Beasley Allen Law Firm founding member Jere Beasley speaking at a Troy University commencement in 2015.
A new lecture series in the College of Arts and Sciences will bring some of the brightest minds in the legal profession to Troy University.
Endowed thanks to a donation from TROY Board of Trustees member Gibson Vance, the Gibson Vance Distinguished Lecturer Series will give students interested in a career in law a chance to hear from the field’s most influential figures.
“I feel fortunate to have the opportunity to give back to the University that provided me a great education and a wonderful college experience,” Vance said.
Vance, a TROY alumnus, is an attorney with Beasley Allen Law Firm in Montgomery and has been a TROY Trustee since 2012.

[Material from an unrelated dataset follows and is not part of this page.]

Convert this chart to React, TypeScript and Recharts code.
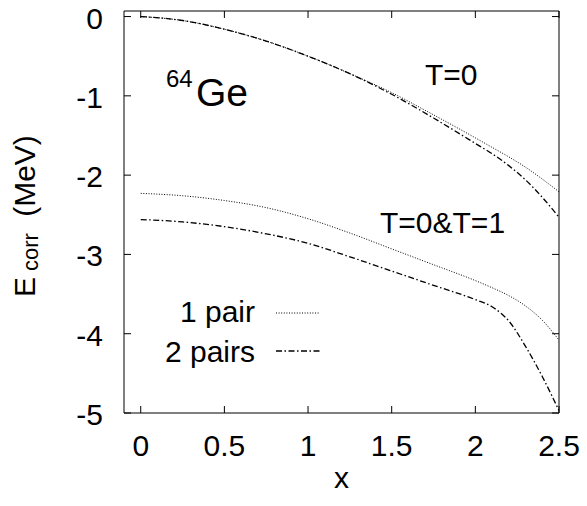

The Lecture Series will hold its first event on Wednesday, Oct. 11, featuring Beasley Allen Law Firm founding member Jere Beasley. Beasley is one of the nation’s leading trial lawyers, having tried more than 30 cases with verdicts greater than $1 million, including 15 verdicts that exceeded $10 million. The title of Beasley’s lecture is “My Lifetime in the Courtroom,” and it will be held at 1 p.m. in Room 122 of Hawkins Hall.
“We are grateful to Gibson Vance for his vision and leadership as a Trustee and for his generosity in establishing this important lecture series,” said Chancellor Dr. Jack Hawkins, Jr. “These lectures will be of great benefit to our students preparing for a career in law, and Jere Beasley, truly one the nation’s best lawyers, is the perfect lecturer to start the series.”
TROY’s College of Arts and Sciences offers both a Minor in Legal Studies and the Accelerated Law Curriculum, a program that allows TROY students to complete their undergraduate degree when they transfer to one of three partner law schools, shortening the time it takes to earn a law degree.
“Our students will benefit greatly from being able to hear from distinguished legal professionals like Jere Beasley, and we are grateful to Trustee Vance for the generous donation that has made this series possible,” said Dr. Bill Grantham, Associate Dean of the College of Arts and Sciences.